When I first heard about the transit plebiscite, I thought, great, finally a means by which everyone pays for transit improvements.
Then I started listening to the debate; anytime politicians start saying something is good, I start to get concerned.
The first was the 90 groups supporting the ‘yes’ side. All of them would see a financial benefit.
Then there is the threat; one million people moving into the region in the next few decades. I have attended several ‘livable region’ meetings over the years and can’t get a simple answer to the question, why.
We are told by city officials year after year that we can grow ourselves out of debt, yet my taxes and city debt continue to climb.

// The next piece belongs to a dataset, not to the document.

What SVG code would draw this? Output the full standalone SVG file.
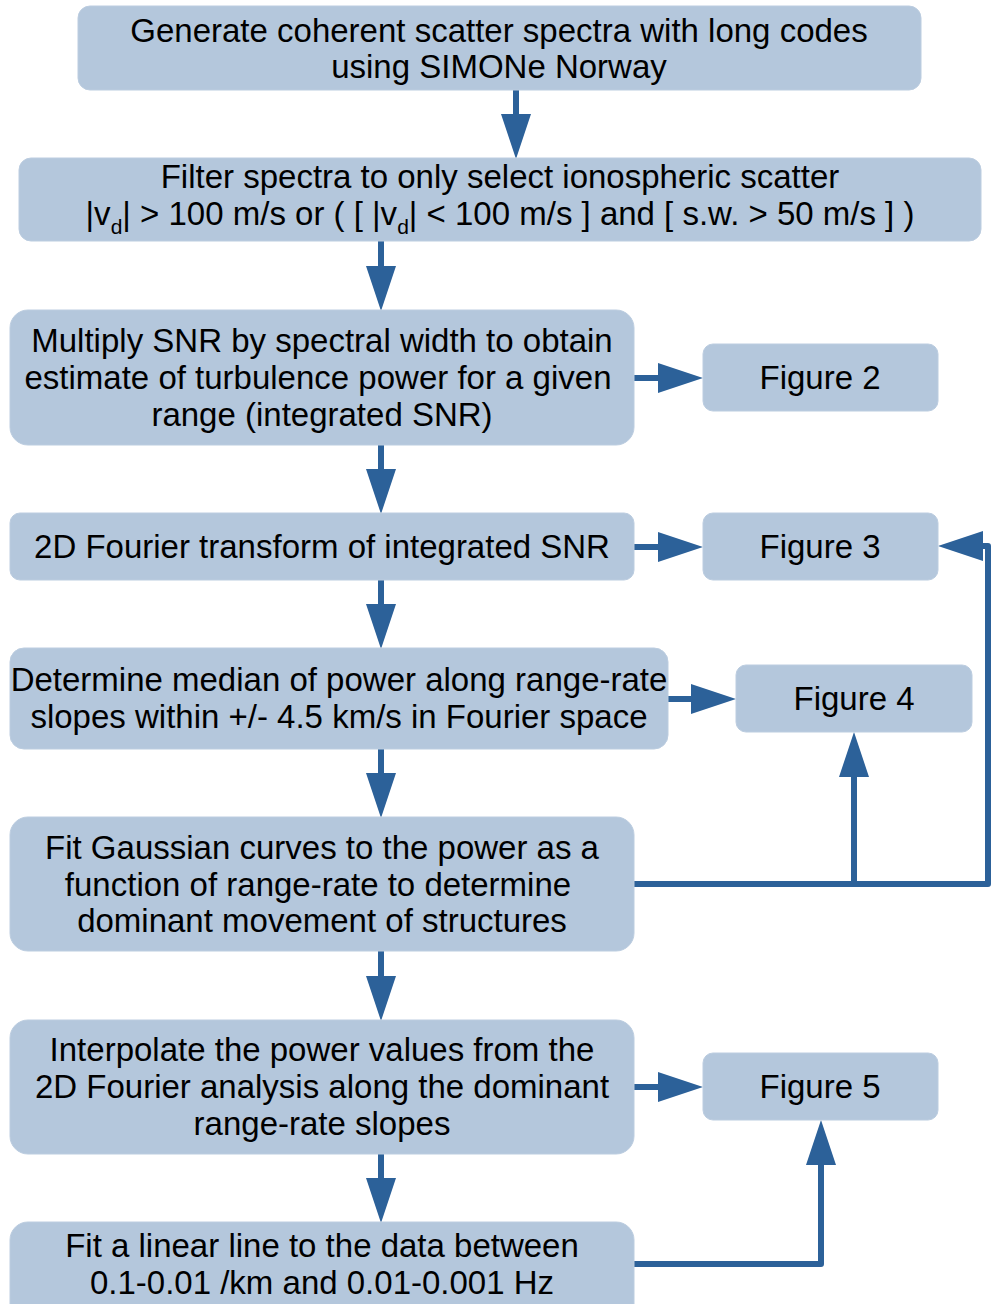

I moved to Surrey almost 60 years ago; it was a wonderful place to grow up. Not anymore. It is congested because of poor planning and the desire to appease developers.
You don’t have to look past the last municipal election to see our city leaders throughout Metro Vancouver are in the pockets of the developers.
The Millennium Line was built through an area that consisted mainly of industrial, commercial and warehouses. Today, thanks to the taxpayers, developers’ pockets are bulging with profits made off these lands. The same goes for the Evergreen Line. Now, Vancouver wants a subway line that will only move congestion down the road a few kilometres, but developers will make millions around the stations.
Surrey’s two transit lines are the same. They won’t improve congestion, only make it worse.
I find it interesting that the people who think bridge tolls are the way to fund transit don’t cross them.
Under our present system, if everyone got out of their cars tomorrow, how would we pay for more transit? Transit will never be self-sustaining, yet no one wants to find a fair way to fund it.
I have worked in the aviation industry for more than 40 years. My day starts at 4 a.m. There are hundreds of workers at YVR starting at that time; there is no transit. Yet there are those who feel we should pay bridge and road tolls as some sort of penance for driving our cars to work. I pay the same municipal taxes the transit users do, yet my costs to get to and from work are much higher. I don’t get a discounted monthly pass and a deduction on my income tax.
I have always been prepared to pay my share but, at this time, I haven’t made a decision. I am tired of the politics, the lies, the deceit, the spin put on everything.
I’m hoping people are starting to see the mess being created by greed.
There are many questions yet to be answered. Politicians are asking us to look decades down the road, but the information they are supplying is designed for their success in the next election, not for the people to make a well-informed decision.